Because of their enormous arsenals, high priority should be placed on close U.S.- Russian relations to advance our mutual interests in combating terrorism, reduce and safeguard nuclear weapons and prevent the proliferation of weapons and materials to other countries and groups. More money should be put towards these efforts, as recommended by the Baker-Cutler Commission earlier this year.
In our campaign against terrorism, Russia can provide significant intelligence, logistics and staging areas. However, a unilateral United States withdrawal from the ABM Treaty could seriously jeopardize Russian cooperation. The Administration should abide by the ABM Treaty and stop threatening to abrogate it in order to deploy a national anti-missile system.
At the same time, we should not spend hundreds of billions of dollars in the frantic pursuit of a national missile defense that does not work. National missile defense is no more feasible today than it was September 10. Experts have repeatedly warned that terrorist attacks by those smuggling weapons across our borders or bombing key buildings is a much greater threat than “rogue states” launching missiles with a return address. Recent events have proved them correct.
When Congress considers the annual Defense Authorization and Appropriation bills, it should significantly reduce the Administration’s request for $8.3 billion for missile defense. The Senate Armed Service Committee’s earlier decision to cut $1.3 from the 2002 missile defense budget and allocate those funds to other military accounts, including anti-terrorism, was a very prudent approach.
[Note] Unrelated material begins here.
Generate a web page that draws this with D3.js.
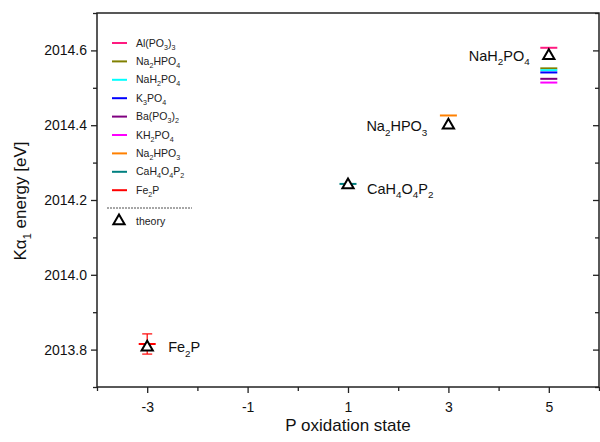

We support increased appropriations that relate directly to the terrorist attacks. Strengthening airport security, putting marshals on airplanes, improving customs control, increasing human intelligence and adding funds to the Cooperative Threat Reduction program are a much higher priority than spending hundreds of billions of dollars on an unproven technology for missile defense to meet the least likely threats.
Congress has been acting in a bi-partisan manner in support of the President by focusing on the terrorist crisis. We believe it would be a serious mistake and an incorrect diversion from the crisis to withdraw from the ABM Treaty and to deploy a national missile defense that is not ready. Such action could destroy the international coalition against terrorism.